“Necessidade de Criminalização da Utilização Indevida de Aparelhos de Geolocalização”

O avanço tecnológico trouxe consigo uma “panóplia” de dispositivos inovadores, incluindo aparelhos geolocalizadores. Como referência genérica, constam os AirTags
da Apple lançados em 2021, projetados para auxiliar na localização de objetos
pessoais. No entanto, o potencial uso indevido destes dispositivos suscita
preocupações jurídicas, especialmente no que diz respeito à privacidade da
localização e segurança pessoal.
A ausência de regulamentação deste tipo de aparelhos, no contexto da legislação
portuguesa, deixa um vazio preocupante no quadro legal, especialmente considerando
a crescente preocupação com a privacidade individual. É imperativo reconhecer que,
agora mais do que nunca, a privacidade enquanto bem jurídico fundamental deve ser resguardada, adaptando-se a novas tecnologias que podem, inadvertidamente,
comprometer as liberdades fundamentais.
É crucial envolver a sociedade e a doutrina na discussão sobre esta temática, que
implica a segurança de todos nós, através de debates públicos e práticas de
consciencialização, que são componentes essenciais para moldar políticas que reflitam
os valores coletivos relacionados à privacidade.

A privacidade é um direito fundamental consagrado nos mais diversos instrumentos jurídicos, no entanto, no que diz respeito ao direito penal, a privacidade é um conceito relativamente novo. Em Portugal, a CRP, no seu artigo 26.o, assegura o direito à reserva da intimidade da vida privada, incluindo a proteção dos dados pessoais. Neste contexto, é fundamental analisar o quadro jurídico português relativo à privacidade, destacando as principais normas e os desafios enfrentados na era digital.

Os aparelhos de geolocalização, inicialmente projetados para localizar objetos, tornaram-se inadvertidamente ferramentas acessíveis e difíceis de detetar, usadas por aqueles que com intenções maliciosas, transformaram-nas em potenciais “armas preferidas” para perseguidores. Como é óbvio, apenas à pessoa caberá a auto- determinação da sua localização, e a ultima coisa que queremos, é viver num mundo em que a localização é monitorizada, sem o devido consentimento.

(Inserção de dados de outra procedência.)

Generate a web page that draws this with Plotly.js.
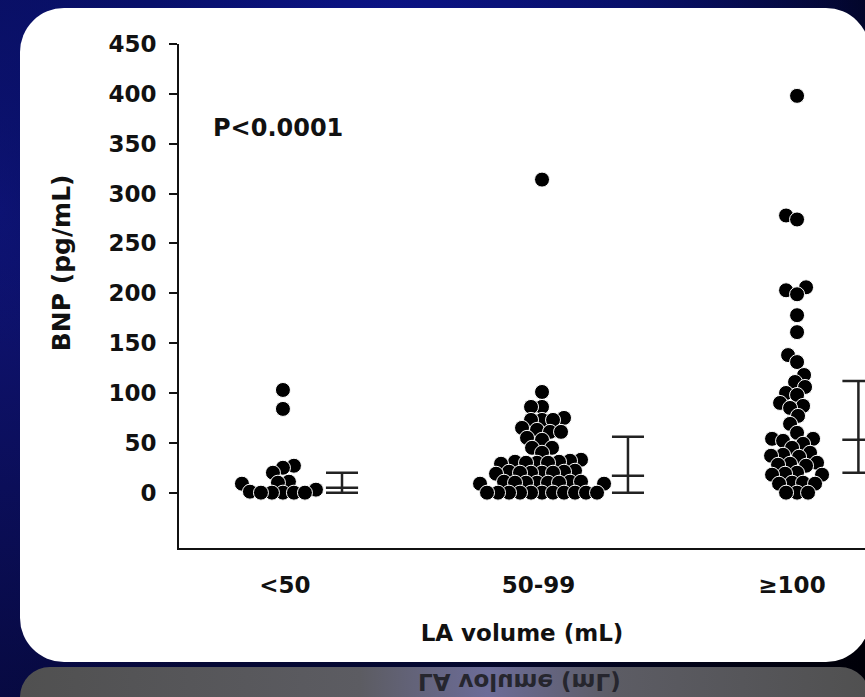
<!DOCTYPE html>
<html><head><meta charset="utf-8">
<script src="https://cdn.plot.ly/plotly-3.0.1.min.js"></script>
<style>
html,body{margin:0;padding:0;width:865px;height:697px;overflow:hidden;}
body{position:relative;background:
 radial-gradient(ellipse 70% 60% at 45% 5%, #0c1488 0%, #08106a 40%, rgba(4,8,50,0) 100%),
 radial-gradient(ellipse 40% 80% at 0% 30%, #101478 0%, rgba(10,12,80,0) 100%),
 linear-gradient(to right, #06083a 0%, #040830 50%, #000008 100%);}
#panel{position:absolute;left:20px;top:8px;width:850px;height:654px;background:#fff;border-radius:44px;}
#refl{position:absolute;left:20px;top:667px;width:850px;height:30px;border-radius:44px 44px 0 0;
 background:linear-gradient(to right,#505050 0%,#5c5c62 40%,#6c6c98 55%,#5c5c64 70%,#505050 100%);overflow:hidden;}
#refl span{position:absolute;left:398px;top:1px;line-height:27px;font-family:'DejaVu Sans';font-weight:bold;font-size:23px;color:#26262e;transform:scaleY(-1);white-space:nowrap;}
#chart{position:absolute;left:0;top:0;width:865px;height:697px;}
</style></head>
<body>
<div id="panel"></div>
<div id="refl"><span>LA volume (mL)</span></div>
<div id="chart"></div>
<script>
// ---- data ----
const categories = ['&lt;50', '50-99', '≥100'];
const bnpLt50 = [103, 84, 27, 25, 20, 11, 10, 9, 3, 1, 0, 0, 0, 0, 0];
const bnp50to99 = [314, 101, 86, 86, 75, 73, 73, 73, 65, 63, 61, 61, 55, 53, 45, 45, 40,
  33, 32, 31, 31, 30, 30, 30, 29,
  22, 21, 21, 20, 20, 20, 20, 19,
  11, 11, 11, 10, 10, 10, 10, 10, 9, 9,
  0, 0, 0, 0, 0, 0, 0, 0, 0, 0, 0];
const bnpGe100 = [398, 278, 274, 206, 203, 199, 178, 161, 138, 131, 118, 111, 106, 100, 98, 90, 87, 85, 77, 69,
  60, 54, 54, 52, 49, 45,
  40, 38, 37, 36,
  30, 29, 28, 27,
  20, 19, 18, 18,
  10, 10, 9, 9,
  0, 0, 0];
const medians = [5, 17, 53];
const q1 = [0, 0, 20];
const q3 = [20, 56, 112];
const yTicks = [0, 50, 100, 150, 200, 250, 300, 350, 400, 450];

// ---- layout constants ----
const W = 865, H = 697, ML = 179, MR = 0, MT = 44, MB = 149;
const xRange = [-0.418, 2.288], yRange = [-55.5, 450];
const pxX = (W - ML - MR) / (xRange[1] - xRange[0]);
const pxY = (H - MT - MB) / (yRange[1] - yRange[0]);
const errPos = [0.225, 1.353, 2.262]; // summary bar positions (category units)
const swarmShift = [-0.008, 0.014, 0.02];

function swarm(vals, center, D) {
  const order = vals.map((v, i) => i).sort((a, b) => vals[a] - vals[b]);
  const placed = [];
  const xs = new Array(vals.length);
  for (const i of order) {
    const y = vals[i] * pxY;
    let best = 0;
    for (let k = 0; k < 600; k++) {
      const off = (k % 2 === 0 ? 1 : -1) * Math.ceil(k / 2);
      let ok = true;
      for (const p of placed) {
        const dx = off - p.x, dy = y - p.y;
        if (dx * dx + dy * dy < D * D) { ok = false; break; }
      }
      if (ok) { best = off; break; }
    }
    placed.push({ x: best, y: y });
    xs[i] = center + best / pxX;
  }
  return xs;
}

const groups = [bnpLt50, bnp50to99, bnpGe100];
const traces = groups.map((g, gi) => ({
  type: 'scatter', mode: 'markers',
  x: swarm(g, gi + swarmShift[gi], 11), y: g,
  marker: { size: 15, color: '#000', line: { color: '#fff', width: 1 } },
  hoverinfo: 'y', cliponaxis: false
}));

traces.push({
  type: 'scatter', mode: 'markers',
  x: errPos,
  y: medians,
  marker: { symbol: 'line-ew', size: 23, color: '#222', line: { width: 2.5, color: '#222' } },
  error_y: { type: 'data', symmetric: false,
    array: q3.map((v, i) => v - medians[i]),
    arrayminus: q1.map((v, i) => medians[i] - v),
    width: 16, thickness: 2.5, color: '#222' },
  hoverinfo: 'y'
});

const fontFam = 'DejaVu Sans';
const layout = {
  width: W, height: H,
  margin: { l: ML, r: MR, t: MT, b: MB, pad: 0 },
  paper_bgcolor: 'rgba(0,0,0,0)', plot_bgcolor: 'rgba(0,0,0,0)',
  showlegend: false,
  font: { family: fontFam, color: '#111' },
  xaxis: {
    range: xRange, tickmode: 'array', tickvals: [0, 1, 2], ticktext: categories,
    showline: true, linecolor: '#111', linewidth: 2, ticks: '', showgrid: false, zeroline: false,
    tickfont: { family: fontFam, size: 23, weight: 'bold', color: '#111' },
    ticklabelstandoff: 15,
    title: { text: 'LA volume (mL)', font: { family: fontFam, size: 23, weight: 'bold', color: '#111' }, standoff: 28 }
  },
  yaxis: {
    range: yRange, tickmode: 'array', tickvals: yTicks,
    showline: true, linecolor: '#111', linewidth: 2, ticks: 'outside', ticklen: 8, tickwidth: 2, tickcolor: '#111',
    showgrid: false, zeroline: false,
    tickfont: { family: fontFam, size: 23, weight: 'bold', color: '#111' },
    ticklabelstandoff: 8
  },
  annotations: [{
    text: 'P&lt;0.0001', xref: 'paper', yref: 'paper', x: 0.047, y: 0.833,
    xanchor: 'left', yanchor: 'middle', showarrow: false,
    font: { family: fontFam, size: 24, weight: 'bold', color: '#111' }
  }, {
    text: 'BNP (pg/mL)', xref: 'paper', yref: 'paper', x: -0.172, y: 0.565,
    xanchor: 'center', yanchor: 'middle', textangle: -90, showarrow: false,
    font: { family: fontFam, size: 25, weight: 'bold', color: '#111' }
  }]
};
Plotly.newPlot('chart', traces, layout, { displayModeBar: false, staticPlot: true });
</script>
</body></html>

Genericamente, o conceito de bem jurídico é, de facto, de extrema relevância para o campo do estudo do direito penal. Existe, comummente, um desafio em conseguir acautelar o que é ou não um bem jurídico, e se, em determinada conduta, existe uma violação de um bem jurídico ou não. Não é de todo fácil caracterizar aquilo que é o bem jurídico, mas, apesar da divergência, há uma ideia comum de bem jurídico enquanto “Bem vital” ou, por outras palavras, um bem que tem que ser respeitado e acautelado, sob pena do direito transcender e violar os direitos humanos dos cidadãos. É factual que a doutrina em Portugal tem tentado acompanhar com rigor a evolução
da sociedade, refletindo sobre os novos desafios e bens jurídicos emergentes. No entanto, à medida que a própria sociedade vai evoluindo, a doutrina tem que ter a capacidade de adaptação ao novo mundo tecnológico, na medida em que o tipo de criminalidade evolui para um novo prisma e desafio. Através do progresso do próprio direito penal, o conceito de privacidade enquanto bem jurídico foi ficando mais extenso. De tal forma, teve que ser ampliado, tendo em conta as novas características do crime.

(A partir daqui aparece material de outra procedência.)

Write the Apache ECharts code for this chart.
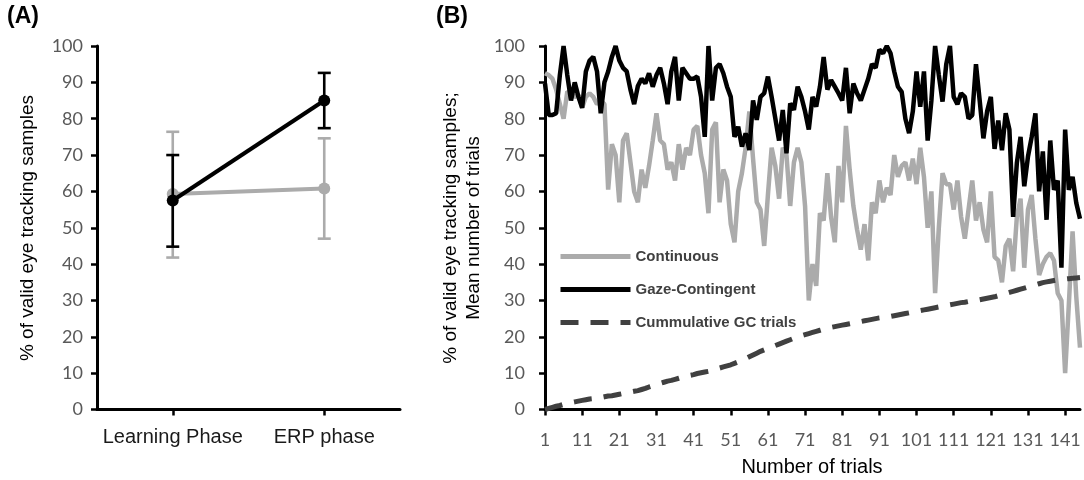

Não podemos basear-nos numa perspetiva restrita do conceito de privacidade para criminalizar uma conduta de extrema especificidade, como é o caso da localização indesejada. Devemos “ampliar” o termo e trabalhá-lo. Embora a privacidade seja um termo genérico, não pode ser enquadrado em todos os casos de forma análoga. Basta, para isso, distinguir os diferentes contextos de crime. A violação de domicílio ou perturbação da vida privada não é o mesmo que o agente saber, quando e para onde um sujeito vai ou deixa de ir, sem que este o tenha consentido.
Na era da inovação tecnológica e com o aparecimento dos dispositivos de geolocalização, que, embora promovam funcionalidades úteis, levantam questões cruciais sobre privacidade, a legislação ainda não oferece uma abordagem específica para lidar com estes dispositivos. Isto cria de modo óbvio uma considerável lacuna legal que merece atenção imediata, especialmente nos estados europeus, onde essa lacuna é mais notória.